1) Code is very tightly coupled.

2) APIs are called recursively with different parameters.

3) Some of the calls with-in the module which i am planning to extract out contains calls to a system which takes approx 9 minutes to complete. Unfortunately that's a synchronous.

Points to note:

1) I am starting with a single api migration which is a very important one and is not performing well. 2) This api consists of parallel calls to another system for performing bunch of tasks. All the calls are blocking and time-consuming (consider avg response time to be 5-6 min)

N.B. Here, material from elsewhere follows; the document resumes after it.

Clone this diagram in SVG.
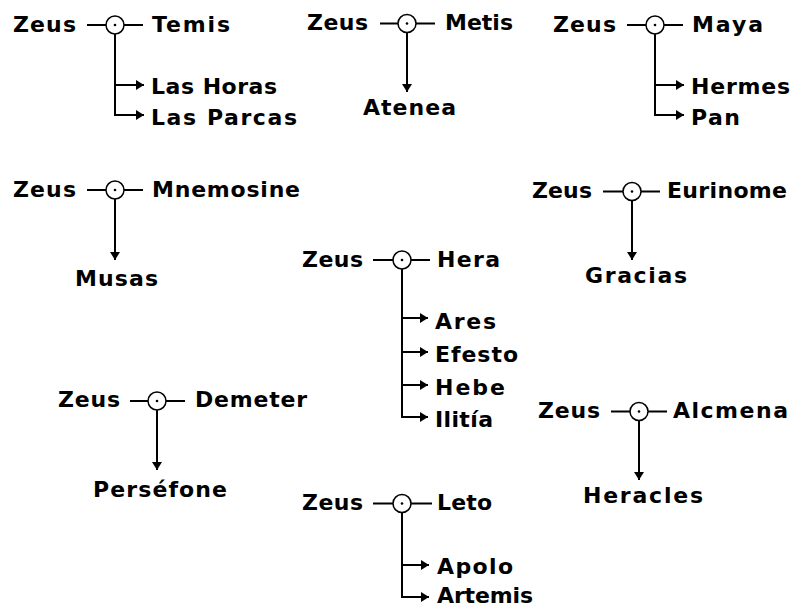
<svg xmlns="http://www.w3.org/2000/svg" width="798" height="608" viewBox="0 0 798 608">
<style>
text{font-family:"DejaVu Sans","Liberation Sans",sans-serif;font-weight:bold;font-size:22px;fill:#000}
.ln{stroke:#000;stroke-width:2;fill:none}
.arr{stroke:#000;stroke-width:2;fill:none;marker-end:url(#ah)}
.u circle.o{fill:#fff;stroke:#000;stroke-width:1.5}
.u circle.d{fill:#000}
</style>
<defs>
<marker id="ah" markerUnits="userSpaceOnUse" markerWidth="10" markerHeight="10" viewBox="0 0 8 10" refX="8" refY="5" orient="auto">
<path d="M0,0 L8,5 L0,10 z" fill="#000"/>
</marker>
</defs>
<rect width="798" height="608" fill="#fff"/>
<g id="connectors">
<!-- Temis -->
<path class="ln" d="M87,25H106M124,25H143M115,34V115H144"/>
<path class="arr" d="M115,85H144"/>
<path class="arr" d="M136,115H144"/>
<!-- Metis -->
<path class="ln" d="M380,23.5H398M416,23.5H435"/>
<path class="arr" d="M407,32.5V92"/>
<!-- Maya -->
<path class="ln" d="M627,25H646M664,25H683M655,34V115H684"/>
<path class="arr" d="M655,85H684"/>
<path class="arr" d="M676,115H684"/>
<!-- Mnemosine -->
<path class="ln" d="M87,190H106M124,190H143"/>
<path class="arr" d="M115,199V260"/>
<!-- Eurinome -->
<path class="ln" d="M603,191.5H623M641,191.5H660"/>
<path class="arr" d="M632,200.5V260"/>
<!-- Hera -->
<path class="ln" d="M373,260H393M411,260H430M402,269V417H428"/>
<path class="arr" d="M402,318H428"/>
<path class="arr" d="M402,352H428"/>
<path class="arr" d="M402,385H428"/>
<path class="arr" d="M420,417H428"/>
<!-- Demeter -->
<path class="ln" d="M130,401H148M166,401H185"/>
<path class="arr" d="M157,410V470"/>
<!-- Alcmena -->
<path class="ln" d="M611,411.5H630M648,411.5H667"/>
<path class="arr" d="M639,420.5V480"/>
<!-- Leto -->
<path class="ln" d="M373,503.5H393M411,503.5H432M402,512.5V597H429"/>
<path class="arr" d="M402,565H429"/>
<path class="arr" d="M421,597H429"/>
</g>
<!-- union nodes -->
<g id="u-temis" class="u"><circle class="o" cx="115" cy="25" r="9"/><circle class="d" cx="115" cy="25" r="1.3"/></g>
<g id="u-metis" class="u"><circle class="o" cx="407" cy="23.5" r="9"/><circle class="d" cx="407" cy="23.5" r="1.3"/></g>
<g id="u-maya" class="u"><circle class="o" cx="655" cy="25" r="9"/><circle class="d" cx="655" cy="25" r="1.3"/></g>
<g id="u-mnemosine" class="u"><circle class="o" cx="115" cy="190" r="9"/><circle class="d" cx="115" cy="190" r="1.3"/></g>
<g id="u-eurinome" class="u"><circle class="o" cx="632" cy="191.5" r="9"/><circle class="d" cx="632" cy="191.5" r="1.3"/></g>
<g id="u-hera" class="u"><circle class="o" cx="402" cy="260" r="9"/><circle class="d" cx="402" cy="260" r="1.3"/></g>
<g id="u-demeter" class="u"><circle class="o" cx="157" cy="401" r="9"/><circle class="d" cx="157" cy="401" r="1.3"/></g>
<g id="u-alcmena" class="u"><circle class="o" cx="639" cy="411.5" r="9"/><circle class="d" cx="639" cy="411.5" r="1.3"/></g>
<g id="u-leto" class="u"><circle class="o" cx="402" cy="503.5" r="9"/><circle class="d" cx="402" cy="503.5" r="1.3"/></g>
<!-- person nodes -->
<g id="zeus-1"><text x="13" y="31.5" textLength="63" lengthAdjust="spacing">Zeus</text></g>
<g id="temis"><text x="152" y="31.5" textLength="78" lengthAdjust="spacing">Temis</text></g>
<g id="las-horas"><text x="151" y="94" textLength="126" lengthAdjust="spacing">Las Horas</text></g>
<g id="las-parcas"><text x="151" y="124.5" textLength="146" lengthAdjust="spacing">Las Parcas</text></g>
<g id="zeus-2"><text x="307" y="30" textLength="61" lengthAdjust="spacing">Zeus</text></g>
<g id="metis"><text x="445" y="30" textLength="68" lengthAdjust="spacing">Metis</text></g>
<g id="atenea"><text x="363" y="115" textLength="93" lengthAdjust="spacing">Atenea</text></g>
<g id="zeus-3"><text x="553" y="31.5" textLength="63" lengthAdjust="spacing">Zeus</text></g>
<g id="maya"><text x="692" y="31.5" textLength="71" lengthAdjust="spacing">Maya</text></g>
<g id="hermes"><text x="691" y="94" textLength="99" lengthAdjust="spacing">Hermes</text></g>
<g id="pan"><text x="691" y="124.5" textLength="49" lengthAdjust="spacing">Pan</text></g>
<g id="zeus-4"><text x="13" y="196.5" textLength="63" lengthAdjust="spacing">Zeus</text></g>
<g id="mnemosine"><text x="152" y="196.5" textLength="148" lengthAdjust="spacing">Mnemosine</text></g>
<g id="musas"><text x="75" y="286" textLength="83" lengthAdjust="spacing">Musas</text></g>
<g id="zeus-5"><text x="532" y="198" textLength="60" lengthAdjust="spacing">Zeus</text></g>
<g id="eurinome"><text x="667" y="198" textLength="120" lengthAdjust="spacing">Eurinome</text></g>
<g id="gracias"><text x="585" y="283" textLength="102" lengthAdjust="spacing">Gracias</text></g>
<g id="zeus-6"><text x="302" y="266.5" textLength="61" lengthAdjust="spacing">Zeus</text></g>
<g id="hera"><text x="437" y="266.5" textLength="63" lengthAdjust="spacing">Hera</text></g>
<g id="ares"><text x="435" y="328.5" textLength="61" lengthAdjust="spacing">Ares</text></g>
<g id="efesto"><text x="435" y="362" textLength="83" lengthAdjust="spacing">Efesto</text></g>
<g id="hebe"><text x="435" y="395" textLength="70" lengthAdjust="spacing">Hebe</text></g>
<g id="ilitia"><text x="435" y="427" textLength="58" lengthAdjust="spacing">Ilitía</text></g>
<g id="zeus-7"><text x="58" y="407" textLength="62" lengthAdjust="spacing">Zeus</text></g>
<g id="demeter"><text x="195" y="407" textLength="112" lengthAdjust="spacing">Demeter</text></g>
<g id="persefone"><text x="93" y="497" textLength="134" lengthAdjust="spacing">Perséfone</text></g>
<g id="zeus-8"><text x="538" y="417.5" textLength="62" lengthAdjust="spacing">Zeus</text></g>
<g id="alcmena"><text x="673" y="417.5" textLength="115" lengthAdjust="spacing">Alcmena</text></g>
<g id="heracles"><text x="583" y="503" textLength="120" lengthAdjust="spacing">Heracles</text></g>
<g id="zeus-9"><text x="302" y="510" textLength="61" lengthAdjust="spacing">Zeus</text></g>
<g id="leto"><text x="437" y="510" textLength="55" lengthAdjust="spacing">Leto</text></g>
<g id="apolo"><text x="437" y="574" textLength="76" lengthAdjust="spacing">Apolo</text></g>
<g id="artemis"><text x="437" y="602.5" textLength="96" lengthAdjust="spacing">Artemis</text></g>
</svg>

Moving to microservice based architecture : There are 2 approaches that comes to my mind while moving the aforementioned api from monolith to a separate microservice, along with solving the problem of blocking threads due to time taking blocking calls.

a) moving in phases :

 - Create a separate module 
 - In this module provide an api to push events to kafka, another 
   module will in-turn process the request and push the response back 
   to kafka
 - monolith for now will call above mentioned api to push events to 
   kafka
 - New module will inturn call back the monolith when the task 
   complete (received response on a separate topic in kafka)
 - Monolith once get response for all the tasks will trigger some post 
   processing activity.

 Advantage:
 1) It will solve the problem of sync- blocking call.

 Disadvantage:
 1) Changes are required in the monolith, which could introduce some 
    bugs.
 2) No fallbacks are available for the case if bug gets introduced.

b) Move the API at once to the microservice :

What should be the best approach to do these kinds of complex tasks ?

Upvotes: 2

Views: 472

Answers (2)

Seth
Seth

Reputation: 481

I believe the best approach would be moving option 1: Moving in phases. However, it is possible to do it while having a fallback strategy. You can keep the a version of the untouched backend to serve as a backup if your new service encounters issues.

The approach is described in more details in the article: Low risk monolith to microservice evolution It provides more details in the implementation and the thought processes behind why a phased approach has lower risk. However, the need to change the backend would still be present, but hopefully mitigated through unit testing.

Upvotes: 0

David Level
David Level

Reputation: 353

You have to take care of several things.

First

Going to microservice will be slower (90% of the time) than a monolith because you introduce latency. So never forget it when you go with it.

Second

You ask if it is a good way to go with kafka. I may answer yes in most of the case but you mentioned that today the process is synchronous. If it is for transactional reasons, you won't be able to solve it with a message broker I guess because you'll update your strong consistency system to an eventually one. https://en.wikipedia.org/wiki/Eventual_consistency

I am not saying that it is a bad solution only that it change your workflow and may impact some business rules.

As a solution I offer this:

1 - Break the seams in your monolith by introducing functional key and api composition inside the monolith (read Sam Newman's book to help).

2 - Introduce the eventual consistency inside the monolith to test if it fits the purpose. It will be easier to rollback if not.

No you have to possibility:

The second step went well so go ahead and put the code of the service into a microservice out of the monolith.

The second step did not fit then think about doing the risky thing in a specific service or use distributed transactions (be careful with this solution it could be hard to manage).